Two major pedagogical tendencies developed in the department. One was the tendency to approach the cinema as a text and to study its characteristics in the same way as a novel or other forms of literature. The other was to teach the cinema as if it were an extension of the Fine Arts and to teach production within a Fine Art tradition. It took many years for the discipline to more properly establish its own production-oriented and critical identity and to develop the critical strategies of analysis which now seem conventional in the field. At the root of the production courses was a fundamental question: How much do the students know about the cinema in general and how can this knowledge be applied to the creative process?

This is where the idea of a Cinema Laboratory came in. The faculty and I wanted to open up a space for the students where they could spend time both with us and each other, discussing the cinema, living, breathing, talking about and producing films. The classroom part of the lab was a large room without chairs where the students could comfortably relax, watch films and discuss them. At the same time the room could be converted into a workshop with drop-leaf tables serving as editing benches. Behind the main room were smaller rooms for sound editing and private viewing.

This holistic notion of an environment devoted to the cinema encouraged experimentation. If the students proposed a film that merely imitated the conventional forms of the Hollywood Cinema they were asked to explain why? Moreover, if the cinematic conventions that they wanted to use were being incorporated into their films without due concern for how those conventions might effect if not transform their ideas, they were asked to go back to the drawing board. If the students insisted on writing a script when none was perhaps necessary they were asked why? And if their reasons were not clearly situated in an awareness of the role of scripts in the development of the history of the cinema, they were asked to do some more reading both in the history and theory of the film.

This effort, to make theory and history and practice inseparable resulted in films which were far more experimental than most others from equivalent programs.
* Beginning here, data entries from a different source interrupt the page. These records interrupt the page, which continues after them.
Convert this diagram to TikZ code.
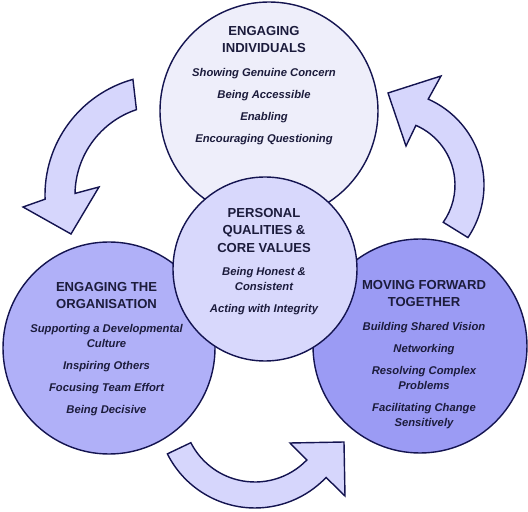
\documentclass[tikz,border=0pt]{standalone}
\usepackage{fontspec}
\setmainfont{Liberation Sans}
\usepackage{tikz}
\usetikzlibrary{positioning}
\definecolor{RingLine}{RGB}{20,20,80}
\definecolor{TextNavy}{RGB}{28,28,60}
\definecolor{IndivFill}{RGB}{238,238,250}
\definecolor{CoreFill}{RGB}{216,216,252}
\definecolor{OrgFill}{RGB}{176,176,248}
\definecolor{MoveFill}{RGB}{155,155,244}
\definecolor{FlowFill}{RGB}{214,214,252}

\begin{document}
\begin{tikzpicture}[x=0.25mm, y=0.25mm,
            ring/.style={draw=RingLine, line width=1pt, circle, inner sep=0pt},
            flow/.style={draw=RingLine, fill=FlowFill, line width=1pt, line join=miter},
            heading/.style={anchor=north, align=center, inner sep=0pt, text=TextNavy, font=\fontsize{9.3}{12.2}\selectfont\bfseries},
            itemlist/.style={align=center, inner sep=0pt, text=TextNavy, font=\fontsize{8}{10.6}\selectfont\bfseries\itshape}
        ]
            \useasboundingbox (0,0) rectangle (528,512);

            % Arrows between the outer circles
            \begin{scope}[shift={(165,317)}]
                \draw[flow] (105.5:120) arc[start angle=105.5, end angle=182, radius=120]
                    -- (-142,-12) -- (-94,-39) -- (-66,8)
                    -- (179:90) arc[start angle=179, end angle=108.5, radius=90] -- cycle;
            \end{scope}
            \begin{scope}[shift={(390,327)}]
                \draw[flow] (-34:94) arc[start angle=-34, end angle=66, radius=94]
                    -- (51,109) -- (-2,92) -- (16,39)
                    -- (66.5:65) arc[start angle=66.5, end angle=-35, radius=65] -- cycle;
            \end{scope}
            \begin{scope}[shift={(255,102)}]
                \draw[flow] (206.6:98) arc[start angle=206.6, end angle=316.5, radius=98]
                    -- (90,-86) -- (89,-32) -- (35,-33)
                    -- (316:72) arc[start angle=316, end angle=207, radius=72] -- cycle;
            \end{scope}

            % Circles
            \node[ring, fill=IndivFill, minimum size=54.5mm] (indiv) at (269,401) {};
            \node[ring, fill=OrgFill, minimum size=53mm] (org) at (109,164) {};
            \node[ring, fill=MoveFill, minimum size=53.5mm] (move) at (420,166) {};
            \node[ring, fill=CoreFill, minimum size=46mm] (core) at (265,243) {};

            % Texts
            \node[heading] (indivT) at (264,486) {ENGAGING\\INDIVIDUALS};
            \node[itemlist, below=10.6pt of indivT] (indivL) {Showing Genuine Concern\\[5pt]Being Accessible\\[5pt]Enabling\\[5pt]Encouraging Questioning};

            \node[heading] (coreT) at (264,303.7) {PERSONAL\\QUALITIES \&\\CORE VALUES};
            \node[itemlist, below=10.6pt of coreT] (coreL) {Being Honest \&\\Consistent\\[5pt]Acting with Integrity};

            \node[heading] (orgT) at (106.5,229.7) {ENGAGING THE\\ORGANISATION};
            \node[itemlist, below=10.6pt of orgT] (orgL) {Supporting a Developmental\\Culture\\[5pt]Inspiring Others\\[5pt]Focusing Team Effort\\[5pt]Being Decisive};

            \node[heading] (moveT) at (424,231.7) {MOVING FORWARD\\TOGETHER};
            \node[itemlist, below=10.6pt of moveT] (moveL) {Building Shared Vision\\[5pt]Networking\\[5pt]Resolving Complex\\Problems\\[5pt]Facilitating Change\\Sensitively};
        \end{tikzpicture}
\end{document}
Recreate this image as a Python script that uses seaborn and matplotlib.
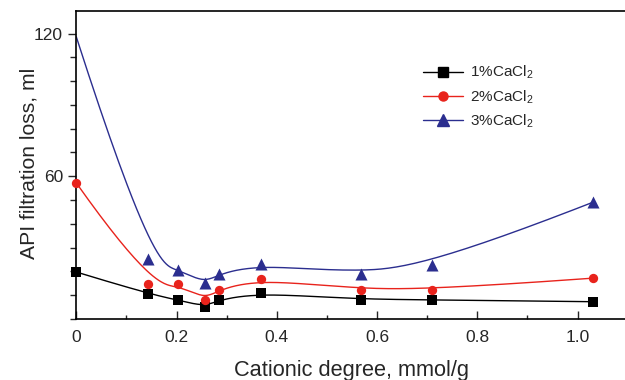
import numpy as np
import pandas as pd
import matplotlib
matplotlib.use("Agg")
import matplotlib.pyplot as plt
from matplotlib.lines import Line2D
from matplotlib.ticker import MultipleLocator, FixedLocator
import seaborn as sns

# ---- data ----
x_1 = [0.0, 0.143, 0.203, 0.256, 0.284, 0.368, 0.567, 0.710, 1.030]
y_1 = [19.7, 10.5, 8.0, 5.0, 8.0, 11.0, 8.0, 8.0, 7.2]
x_2 = [0.0, 0.143, 0.203, 0.256, 0.284, 0.368, 0.567, 0.710, 1.030]
y_2 = [57.2, 14.6, 14.6, 8.1, 12.3, 16.8, 12.3, 12.3, 17.1]
x_3 = [0.0, 0.143, 0.203, 0.256, 0.284, 0.368, 0.567, 0.710, 1.030]
y_3 = [118.7, 25.0, 20.7, 15.0, 18.9, 23.0, 18.9, 22.7, 49.0]
series_names = ["1%CaCl$_2$", "2%CaCl$_2$", "3%CaCl$_2$"]
colors = ["#000000", "#e8231c", "#2b2e8f"]
markers = ["s", "o", "^"]
show_first_marker = [True, True, False]


def bspline(xs, ys, k=3, n=300):
    P = np.column_stack([xs, ys]).astype(float)
    m = len(P)
    inner = np.linspace(0, 1, m - k + 1)
    t = np.concatenate([np.zeros(k), inner, np.ones(k)])
    u = np.linspace(0, 1, n)
    u[-1] = 1 - 1e-12

    def N(i, p, uu):
        if p == 0:
            return np.where((t[i] <= uu) & (uu < t[i + 1]), 1.0, 0.0)
        a = np.zeros_like(uu)
        b = np.zeros_like(uu)
        if t[i + p] != t[i]:
            a = (uu - t[i]) / (t[i + p] - t[i]) * N(i, p - 1, uu)
        if t[i + p + 1] != t[i + 1]:
            b = (t[i + p + 1] - uu) / (t[i + p + 1] - t[i + 1]) * N(i + 1, p - 1, uu)
        return a + b

    B = np.column_stack([N(i, k, u) for i in range(m)])
    C = B @ P
    return C[:, 0], C[:, 1]


sns.set_style("ticks")
plt.rcParams["font.family"] = ["Liberation Sans", "DejaVu Sans"]
plt.rcParams["mathtext.fontset"] = "custom"
plt.rcParams["mathtext.rm"] = "Liberation Sans"
plt.rcParams["mathtext.it"] = "Liberation Sans:italic"

fig = plt.figure(figsize=(6.25, 3.8), dpi=100)
ax = fig.add_axes([0.122, 0.161, 0.88, 0.81])

handles = []
for xs, ys, name, c, mk, sf in zip([x_1, x_2, x_3], [y_1, y_2, y_3], series_names,
                                   colors, markers, show_first_marker):
    cx, cy = bspline(xs, ys)
    sns.lineplot(x=cx, y=cy, sort=False, color=c, lw=1.0, ax=ax, estimator=None)
    df = pd.DataFrame({"x": xs, "y": ys})
    if not sf:
        df = df.iloc[1:]
    ms = {"s": 60, "o": 45, "^": 75}[mk]
    sns.scatterplot(data=df, x="x", y="y", marker=mk, s=ms, color=c,
                    edgecolor=c, linewidth=0, ax=ax, zorder=3, clip_on=False)
    handles.append(Line2D([], [], color=c, lw=1.0, marker=mk,
                          markersize={"s": 7, "o": 6.5, "^": 8.5}[mk], label=name))

ax.set_xlim(0, 1.097)
ax.set_ylim(0, 129.5)
ax.xaxis.set_major_locator(MultipleLocator(0.2))
ax.xaxis.set_minor_locator(MultipleLocator(0.1))
ax.xaxis.set_major_formatter(matplotlib.ticker.FuncFormatter(lambda v, p: "0" if abs(v) < 1e-9 else f"{v:.1f}"))
ax.yaxis.set_major_locator(FixedLocator([60, 120]))
ax.yaxis.set_minor_locator(MultipleLocator(10))
ax.tick_params(axis="x", which="both", direction="in", labelsize=12.5, pad=8)
ax.tick_params(axis="x", which="major", length=6, width=1)
ax.tick_params(axis="x", which="minor", length=3, width=1)
ax.tick_params(axis="y", which="both", direction="out", labelsize=12.5)
ax.tick_params(axis="y", which="major", length=6, width=1)
ax.tick_params(axis="y", which="minor", length=4, width=1)
for s in ax.spines.values():
    s.set_linewidth(1.2)
    s.set_color("black")

ax.set_xlabel("Cationic degree, mmol/g", fontsize=15.7, labelpad=11)
ax.set_ylabel("API filtration loss, ml", fontsize=15.2)
ax.yaxis.set_label_coords(-0.068, 0.505)

ax.legend(handles=handles, loc="upper left", bbox_to_anchor=(0.655, 0.868),
          bbox_transform=fig.transFigure, frameon=False, fontsize=11,
          handlelength=2.6, labelspacing=0.45, handletextpad=0.5)

fig.savefig("out.png", dpi=100)
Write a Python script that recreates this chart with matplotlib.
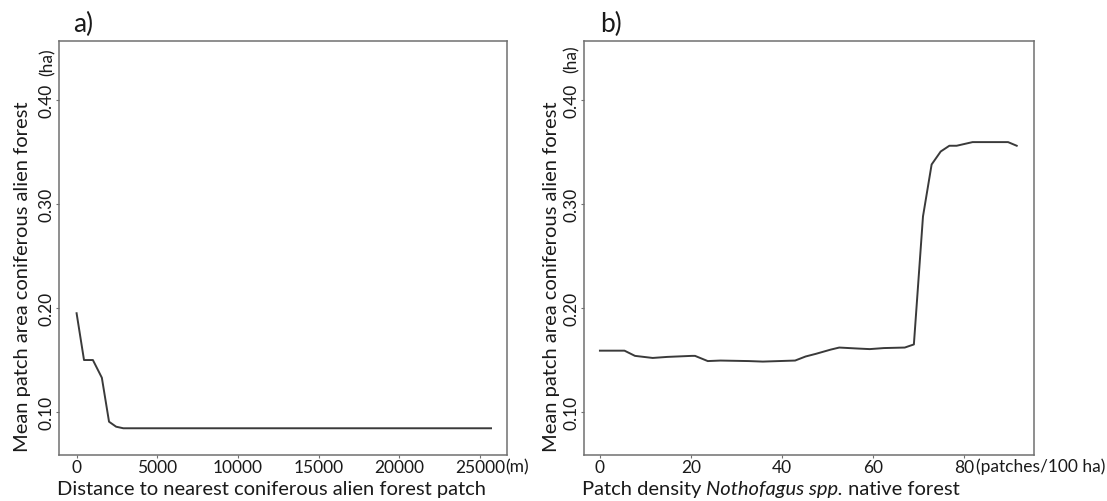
import matplotlib
matplotlib.use("Agg")
import matplotlib.pyplot as plt

plt.rcParams['font.family'] = ['Lato', 'DejaVu Sans']

# Panel a data: distance (m) vs mean patch area (ha)
a_x = [0, 460, 1010, 1565, 2010, 2450, 2895, 25680]
a_y = [0.195, 0.150, 0.150, 0.133, 0.0907, 0.0859, 0.0844, 0.0844]

# Panel b data: patch density (patches/100 ha) vs mean patch area (ha)
b_x = [0, 5.4, 7.7, 11.6, 14.8, 20.2, 20.9, 23.7, 26.5, 32.7, 35.8, 42.9,
       45.2, 47.5, 50.7, 52.6, 56.9, 59.3, 62.4, 67.0, 69.0, 71.0, 72.9,
       74.9, 76.8, 78.4, 81.9, 89.7, 91.6]
b_y = [0.159, 0.159, 0.154, 0.152, 0.153, 0.154, 0.154, 0.149, 0.1495,
       0.149, 0.1485, 0.1495, 0.1534, 0.156, 0.160, 0.162, 0.161, 0.1605,
       0.1615, 0.162, 0.165, 0.288, 0.338, 0.3505, 0.356, 0.356, 0.3595,
       0.3595, 0.356]

y_ticks = [0.10, 0.20, 0.30, 0.40]
y_ticklabels = ["0.10", "0.20", "0.30", "0.40"]
a_xticks = [0, 5000, 10000, 15000, 20000, 25000]
a_xticklabels = ["0", "5000", "10000", "15000", "20000", "25000"]
b_xticks = [0, 20, 40, 60, 80]
b_xticklabels = ["0", "20", "40", "60", "80"]

W, H = 1107, 502
fig = plt.figure(figsize=(W / 100, H / 100), dpi=100)


def box(l, t, r, b):
    return [l / W, 1 - b / H, (r - l) / W, (b - t) / H]


def px(x, y):
    return (x / W, 1 - y / H)


LINE = '#3a3a3a'
FRAME = '#707070'
TXT = '#1a1a1a'
TICKFS = 12.5
LABFS = 14.5


def style(ax, xlim, xticks, xticklabels):
    ax.set_xlim(*xlim)
    ax.set_ylim(0.0587, 0.4567)
    ax.set_xticks(xticks)
    ax.set_xticklabels(xticklabels, fontsize=TICKFS, color=TXT)
    ax.set_yticks(y_ticks)
    ax.set_yticklabels(y_ticklabels, fontsize=TICKFS, color=TXT,
                       rotation=90, va='center')
    ax.tick_params(length=2, width=0.8, pad=1.0, color=FRAME)
    for s in ax.spines.values():
        s.set_color(FRAME)
        s.set_linewidth(1.1)


# Panel a
ax1 = fig.add_axes(box(59, 42, 507, 456))
ax1.plot(a_x, a_y, color=LINE, lw=1.4)
style(ax1, (-1090, 26670), a_xticks, a_xticklabels)

# Panel b
ax2 = fig.add_axes(box(584, 42, 1034, 456))
ax2.plot(b_x, b_y, color=LINE, lw=1.4)
style(ax2, (-3.5, 95.4), b_xticks, b_xticklabels)

ylab = "Mean patch area coniferous alien forest"
fig.text(*px(23, 277), ylab, rotation=90, ha='center', va='center',
         fontsize=LABFS, color=TXT)
fig.text(*px(551, 277), ylab, rotation=90, ha='center', va='center',
         fontsize=LABFS, color=TXT)

fig.text(*px(271.5, 490), "Distance to nearest coniferous alien forest patch",
         ha='center', va='center', fontsize=LABFS, color=TXT)

# Mixed-style x label for panel b
fig.canvas.draw()
r = fig.canvas.get_renderer()
t1 = fig.text(*px(582, 490), "Patch density ", ha='left', va='center',
              fontsize=LABFS, color=TXT)
bb = t1.get_window_extent(renderer=r)
t2 = fig.text(bb.x1 / W, 1 - 490 / H, "Nothofagus spp.", ha='left', va='center',
              fontsize=LABFS, color=TXT, style='italic')
bb2 = t2.get_window_extent(renderer=r)
fig.text(bb2.x1 / W, 1 - 490 / H, " native forest", ha='left', va='center',
         fontsize=LABFS, color=TXT)

fig.text(*px(505, 467), "(m)", ha='left', va='center', fontsize=TICKFS, color=TXT)
fig.text(*px(976, 467), "(patches/100 ha)", ha='left', va='center',
         fontsize=TICKFS, color=TXT)
fig.text(*px(48, 62), "(ha)", rotation=90, ha='center', va='center',
         fontsize=TICKFS, color=TXT)
fig.text(*px(572, 59), "(ha)", rotation=90, ha='center', va='center',
         fontsize=TICKFS, color=TXT)

fig.text(*px(73, 24), "a)", ha='left', va='center', fontsize=19, color=TXT)
fig.text(*px(600, 24), "b)", ha='left', va='center', fontsize=19, color=TXT)

fig.savefig("out.png", dpi=100)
The students at Vanier tended to question narrative conventions and to self-reflexively foreground the apparatus they were dealing with. The term we used was "play," a kind of playful approach to creativity which opened up more questions than it answered and in this way, the model which was used also challenged some fundamental educational principles in the process.

I would not want to overemphasize the production side of the program suffice to say that in attempting to link theory and practice Vanier's approach also linked questions of pedagogy with questions of content. The result was that the non-production courses tended to open up more debates around creativity and the creative process. The primary question always was, what are we teaching and why? This gave the students the chance to participate in the creation of the body of knowledge which they were studying and to engage the professorial staff in fundamental arguments about the future of the discipline. Thus, the emphasis on process over product extended into the heart of the courses in a way which to this day remains the legacy of Vanier's contribution to the field of Cinema Studies and in particular in the way in which it is taught.